Peter Cheeseman commissioned Bob Eaton (Book and Lyrics) and Sayan Kent (Book and Music) to write a new stage musical version for the New Vic Theatre, Newcastle Under Lyme. It was directed by Bob Eaton. It has since been performed at the Theatre by the Lake, Keswick, in 2002, directed by Ian Forrest, the New Wolsey Theatre, Ipswich, in 2003 directed by Peter Rowe and in 1998 it was the 40th Anniversary production at the Belgrade Theatre, Coventry, where Bob Eaton was Artistic Director (1996 to 2003).

=== 2009 stage musical ===

The Bristol Old Vic Theatre School produced an all-new musical version at the Bristol Old Vic Studio in November 2009. Directed by the school's Artistic Director, Sue Wilson, it featured a new script and score by Malcolm McKee, design by Sue Mayes and choreography by Gail Gordon.

=== Radio adaptations ===

In 1994 BBC Radio 4 broadcast an adaptation featuring Bernard Cribbins as Jess Oakroyd and Hannah Gordon as Miss Trant.

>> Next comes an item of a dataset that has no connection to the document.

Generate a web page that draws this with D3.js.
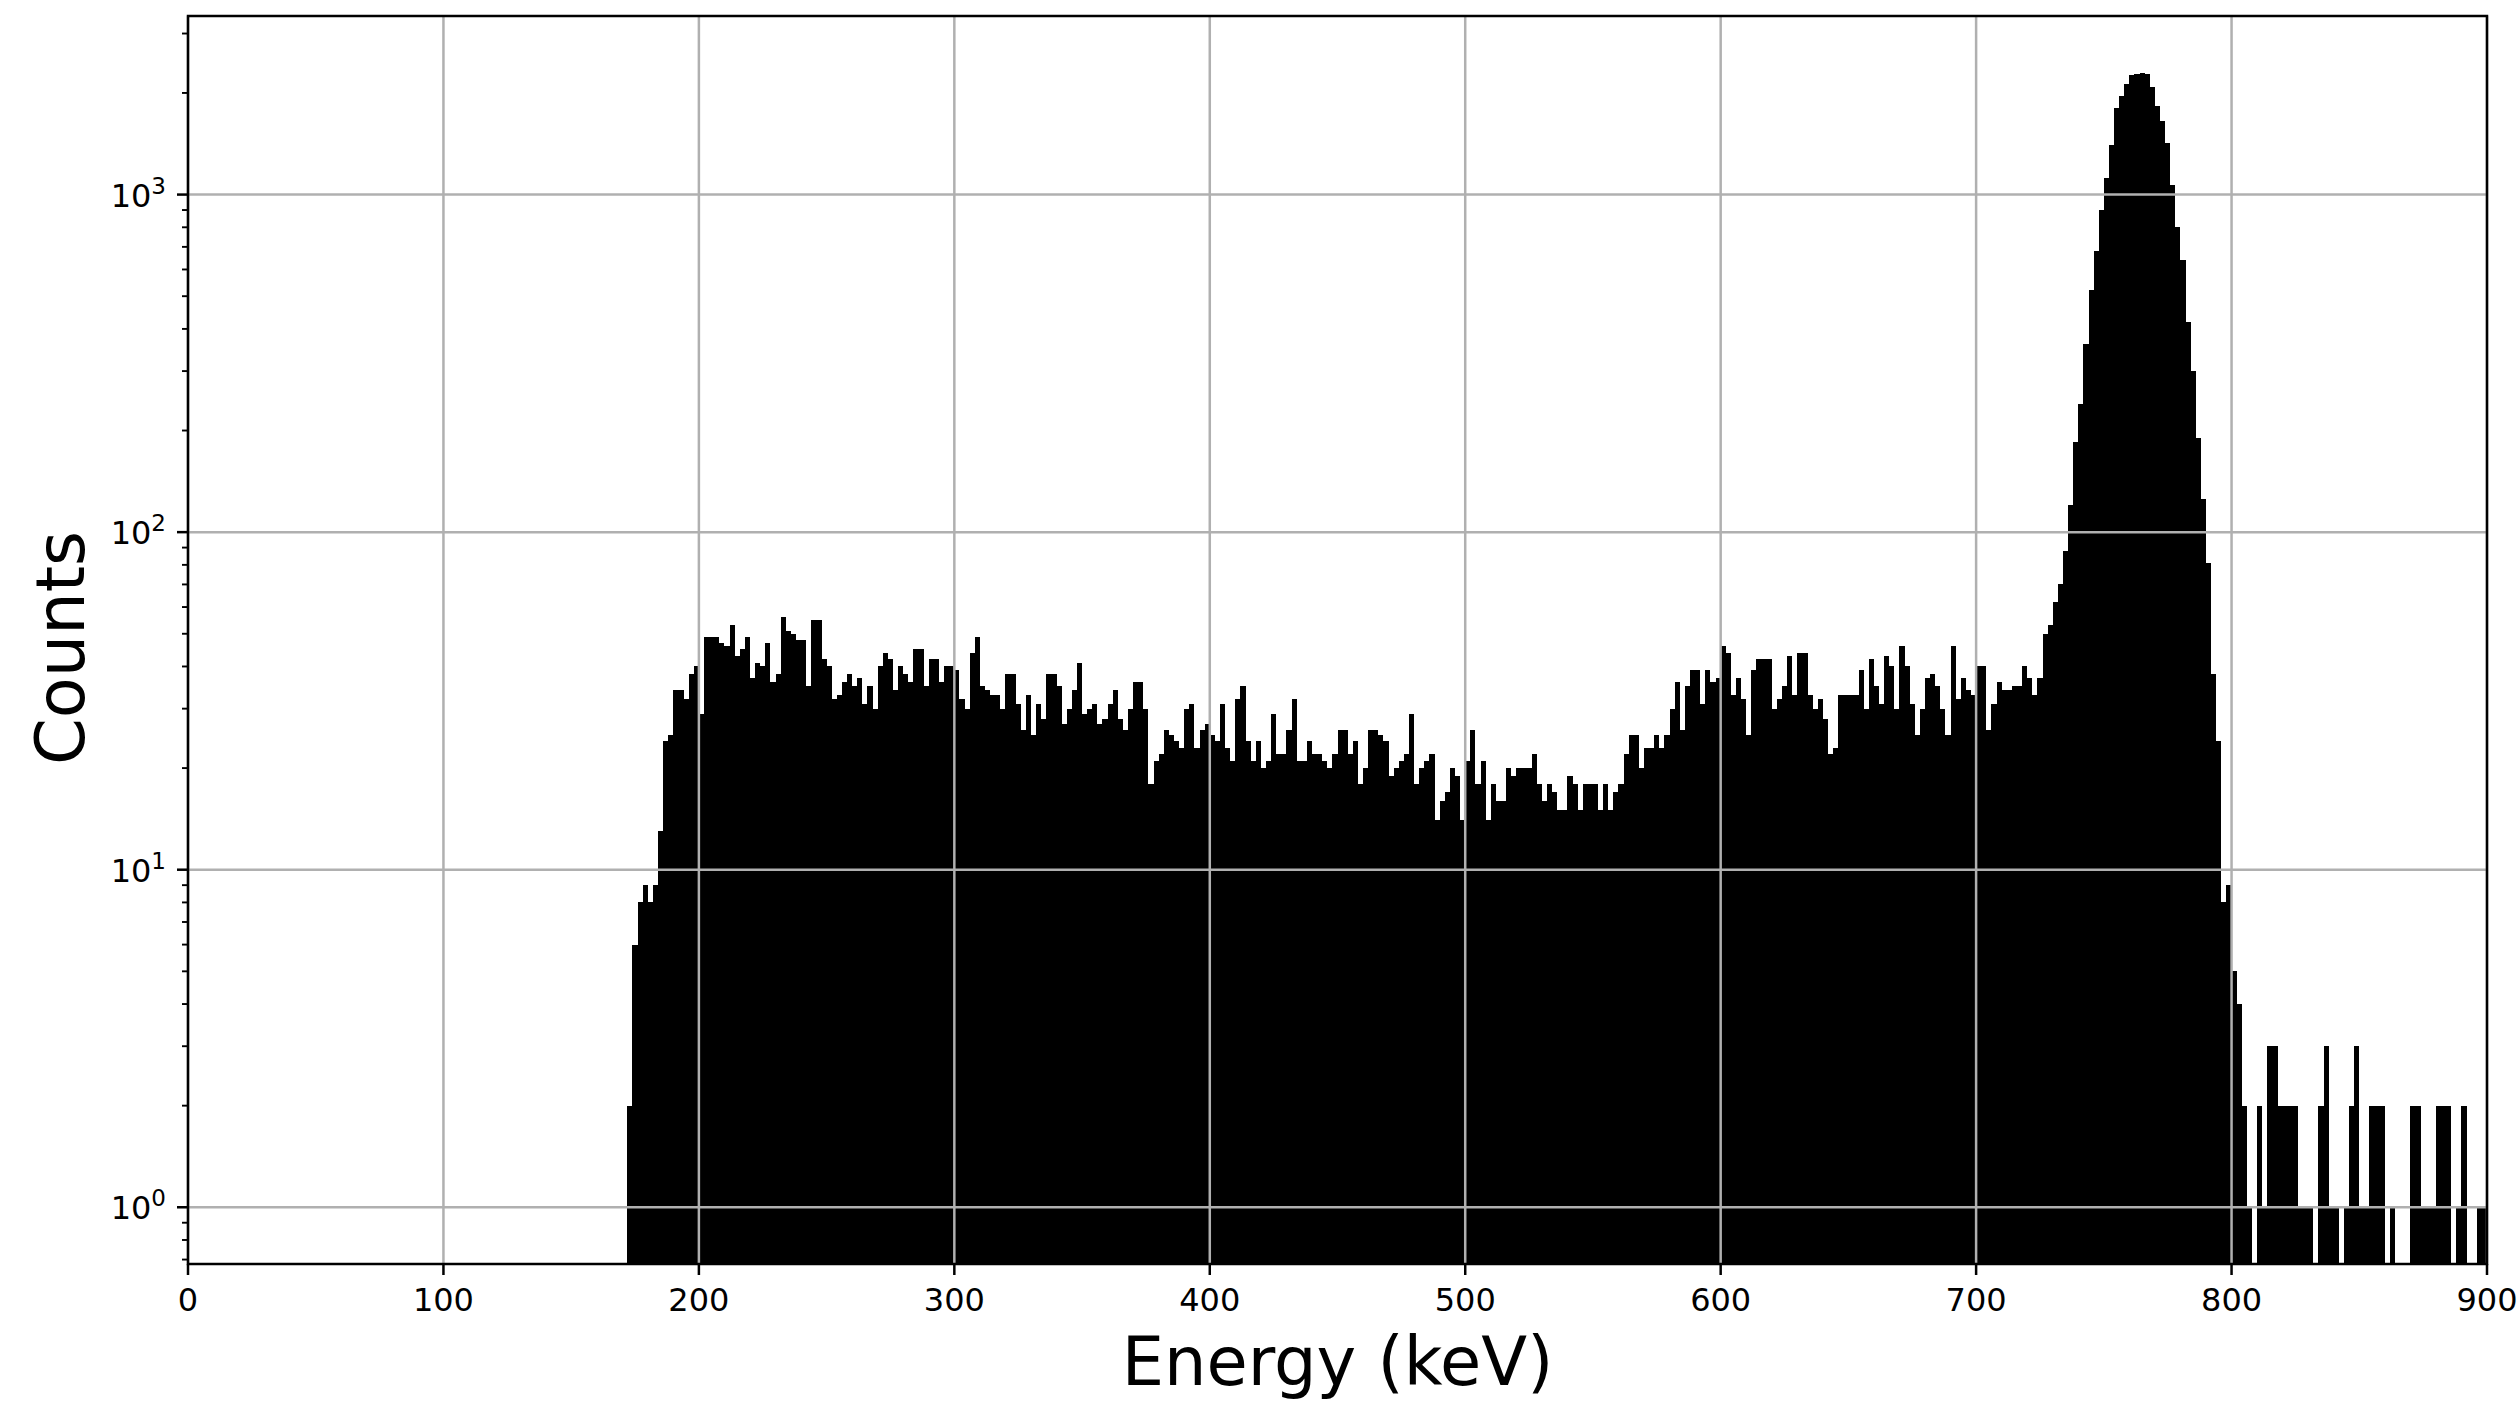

On 4, 11 and 18 August 2002 BBC Radio 4 broadcast a three-part dramatisation of Priestley's novel by Eric Pringle, with Helen Longworth as Suzie Dean, Philip Jackson as Jess Oakroyd, Jemma Churchill as Elizabeth Trant and Nicholas Boulton as Inigo Jolliphant. The production was directed by Claire Grove and was rebroadcast on BBC Radio 7 from 25 to 27 May 2010.

BBC Radio 4 broadcast a 90-minute adaptation by John Retallack on 24 February 2018, directed by David Hunter and featuring Ralph Ineson as Jess Oakroyd, Fenella Woolgar as Miss Trant, Roy Hudd as Jimmy Nunn, Oliver Gomm as Inigo Jollifant and Isabella Inchbald as Susie Dean.